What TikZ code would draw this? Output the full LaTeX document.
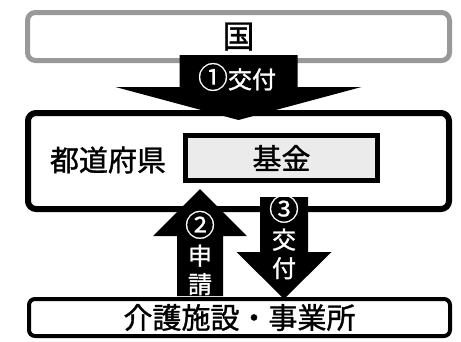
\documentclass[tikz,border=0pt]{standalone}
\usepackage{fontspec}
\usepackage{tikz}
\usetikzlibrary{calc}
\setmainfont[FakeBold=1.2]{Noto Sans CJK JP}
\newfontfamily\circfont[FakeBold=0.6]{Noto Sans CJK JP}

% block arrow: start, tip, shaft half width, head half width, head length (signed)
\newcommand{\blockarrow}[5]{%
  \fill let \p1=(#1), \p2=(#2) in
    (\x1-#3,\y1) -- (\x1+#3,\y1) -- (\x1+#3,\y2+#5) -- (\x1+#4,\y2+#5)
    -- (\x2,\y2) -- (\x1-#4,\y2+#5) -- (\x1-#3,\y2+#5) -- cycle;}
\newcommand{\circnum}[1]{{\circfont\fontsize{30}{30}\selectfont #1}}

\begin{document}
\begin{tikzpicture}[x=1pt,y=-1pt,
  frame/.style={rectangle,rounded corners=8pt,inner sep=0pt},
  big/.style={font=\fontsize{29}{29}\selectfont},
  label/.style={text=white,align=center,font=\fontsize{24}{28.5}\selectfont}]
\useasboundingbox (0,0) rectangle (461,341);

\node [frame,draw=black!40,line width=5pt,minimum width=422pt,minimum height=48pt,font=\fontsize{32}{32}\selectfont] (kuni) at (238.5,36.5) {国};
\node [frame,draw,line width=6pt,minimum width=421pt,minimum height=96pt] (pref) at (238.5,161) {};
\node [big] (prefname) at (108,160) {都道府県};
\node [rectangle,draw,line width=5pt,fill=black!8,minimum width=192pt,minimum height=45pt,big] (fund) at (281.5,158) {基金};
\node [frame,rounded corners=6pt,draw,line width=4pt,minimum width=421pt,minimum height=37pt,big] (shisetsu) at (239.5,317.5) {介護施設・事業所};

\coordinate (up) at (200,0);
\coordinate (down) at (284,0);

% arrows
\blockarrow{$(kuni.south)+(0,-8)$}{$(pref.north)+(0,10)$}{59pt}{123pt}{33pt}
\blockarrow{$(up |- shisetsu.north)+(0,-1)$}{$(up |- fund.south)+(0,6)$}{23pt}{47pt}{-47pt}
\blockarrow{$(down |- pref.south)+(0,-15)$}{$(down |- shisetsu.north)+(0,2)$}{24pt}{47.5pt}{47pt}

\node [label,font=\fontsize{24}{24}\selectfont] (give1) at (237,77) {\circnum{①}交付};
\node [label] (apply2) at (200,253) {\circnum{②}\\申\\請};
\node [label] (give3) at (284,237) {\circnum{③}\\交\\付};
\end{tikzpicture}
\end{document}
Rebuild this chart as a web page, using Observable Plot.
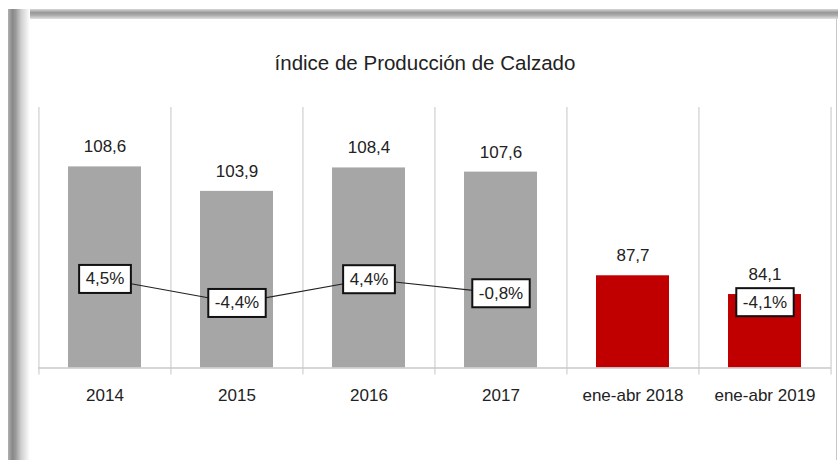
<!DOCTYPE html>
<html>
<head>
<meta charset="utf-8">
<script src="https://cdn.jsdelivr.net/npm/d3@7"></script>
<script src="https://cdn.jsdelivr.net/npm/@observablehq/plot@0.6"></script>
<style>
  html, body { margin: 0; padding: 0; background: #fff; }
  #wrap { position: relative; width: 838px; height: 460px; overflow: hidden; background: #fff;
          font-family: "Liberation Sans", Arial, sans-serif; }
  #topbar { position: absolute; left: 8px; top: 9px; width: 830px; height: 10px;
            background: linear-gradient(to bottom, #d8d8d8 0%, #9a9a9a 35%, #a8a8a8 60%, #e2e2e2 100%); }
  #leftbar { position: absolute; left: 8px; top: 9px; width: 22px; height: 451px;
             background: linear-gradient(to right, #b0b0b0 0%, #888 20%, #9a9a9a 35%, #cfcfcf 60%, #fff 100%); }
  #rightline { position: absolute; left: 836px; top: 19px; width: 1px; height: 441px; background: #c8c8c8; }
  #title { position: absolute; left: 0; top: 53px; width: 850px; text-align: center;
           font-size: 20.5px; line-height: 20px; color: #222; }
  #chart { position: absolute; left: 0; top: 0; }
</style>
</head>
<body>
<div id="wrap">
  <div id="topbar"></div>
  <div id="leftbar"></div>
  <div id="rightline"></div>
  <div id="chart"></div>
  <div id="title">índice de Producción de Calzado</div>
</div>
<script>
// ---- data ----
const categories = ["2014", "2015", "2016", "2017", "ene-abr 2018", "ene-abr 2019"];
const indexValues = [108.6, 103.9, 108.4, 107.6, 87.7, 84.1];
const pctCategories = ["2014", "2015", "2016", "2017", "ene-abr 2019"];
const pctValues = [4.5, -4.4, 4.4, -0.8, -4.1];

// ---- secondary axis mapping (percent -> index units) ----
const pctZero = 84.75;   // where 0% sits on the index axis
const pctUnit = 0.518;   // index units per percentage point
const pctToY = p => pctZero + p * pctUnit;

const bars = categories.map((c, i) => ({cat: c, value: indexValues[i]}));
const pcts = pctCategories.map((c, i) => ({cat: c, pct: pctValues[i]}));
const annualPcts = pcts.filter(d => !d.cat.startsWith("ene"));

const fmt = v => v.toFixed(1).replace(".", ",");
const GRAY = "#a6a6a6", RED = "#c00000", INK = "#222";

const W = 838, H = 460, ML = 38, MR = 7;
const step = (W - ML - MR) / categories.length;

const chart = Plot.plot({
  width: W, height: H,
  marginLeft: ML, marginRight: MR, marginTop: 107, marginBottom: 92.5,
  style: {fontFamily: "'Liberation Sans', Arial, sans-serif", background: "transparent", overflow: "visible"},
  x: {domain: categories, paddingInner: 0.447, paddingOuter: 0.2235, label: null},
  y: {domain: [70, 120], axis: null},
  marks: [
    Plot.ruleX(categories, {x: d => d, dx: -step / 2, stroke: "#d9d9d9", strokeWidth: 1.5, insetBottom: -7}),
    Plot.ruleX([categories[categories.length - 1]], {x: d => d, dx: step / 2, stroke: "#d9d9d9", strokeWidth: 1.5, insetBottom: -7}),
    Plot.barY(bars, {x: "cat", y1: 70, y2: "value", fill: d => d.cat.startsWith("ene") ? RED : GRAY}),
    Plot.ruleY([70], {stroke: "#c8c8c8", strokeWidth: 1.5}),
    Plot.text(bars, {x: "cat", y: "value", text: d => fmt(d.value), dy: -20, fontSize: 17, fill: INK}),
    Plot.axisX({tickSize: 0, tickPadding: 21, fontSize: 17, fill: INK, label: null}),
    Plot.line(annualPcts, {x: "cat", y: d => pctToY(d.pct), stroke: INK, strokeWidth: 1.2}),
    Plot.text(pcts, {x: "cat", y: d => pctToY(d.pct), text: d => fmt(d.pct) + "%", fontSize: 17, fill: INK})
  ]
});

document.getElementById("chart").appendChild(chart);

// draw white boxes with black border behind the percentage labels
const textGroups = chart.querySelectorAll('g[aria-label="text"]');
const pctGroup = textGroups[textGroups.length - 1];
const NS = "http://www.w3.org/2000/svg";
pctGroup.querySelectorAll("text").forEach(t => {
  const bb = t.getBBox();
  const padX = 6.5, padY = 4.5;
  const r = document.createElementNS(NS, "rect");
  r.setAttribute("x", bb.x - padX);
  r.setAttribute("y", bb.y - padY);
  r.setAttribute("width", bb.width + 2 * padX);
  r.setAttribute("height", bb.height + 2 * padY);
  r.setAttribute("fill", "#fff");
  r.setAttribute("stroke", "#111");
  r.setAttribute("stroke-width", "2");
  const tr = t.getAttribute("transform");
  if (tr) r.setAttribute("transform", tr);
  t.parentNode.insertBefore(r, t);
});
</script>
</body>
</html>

------------------------------

### Directions
Repeat the lines above, starting at the first and stopping after the line that holds "(0,0) rectangle (461,341);", with the pictures left out.

### Task result
What TikZ code would draw this? Output the full LaTeX document.
\documentclass[tikz,border=0pt]{standalone}
\usepackage{fontspec}
\usepackage{tikz}
\usetikzlibrary{calc}
\setmainfont[FakeBold=1.2]{Noto Sans CJK JP}
\newfontfamily\circfont[FakeBold=0.6]{Noto Sans CJK JP}

% block arrow: start, tip, shaft half width, head half width, head length (signed)
\newcommand{\blockarrow}[5]{%
  \fill let \p1=(#1), \p2=(#2) in
    (\x1-#3,\y1) -- (\x1+#3,\y1) -- (\x1+#3,\y2+#5) -- (\x1+#4,\y2+#5)
    -- (\x2,\y2) -- (\x1-#4,\y2+#5) -- (\x1-#3,\y2+#5) -- cycle;}
\newcommand{\circnum}[1]{{\circfont\fontsize{30}{30}\selectfont #1}}

\begin{document}
\begin{tikzpicture}[x=1pt,y=-1pt,
  frame/.style={rectangle,rounded corners=8pt,inner sep=0pt},
  big/.style={font=\fontsize{29}{29}\selectfont},
  label/.style={text=white,align=center,font=\fontsize{24}{28.5}\selectfont}]
\useasboundingbox (0,0) rectangle (461,341);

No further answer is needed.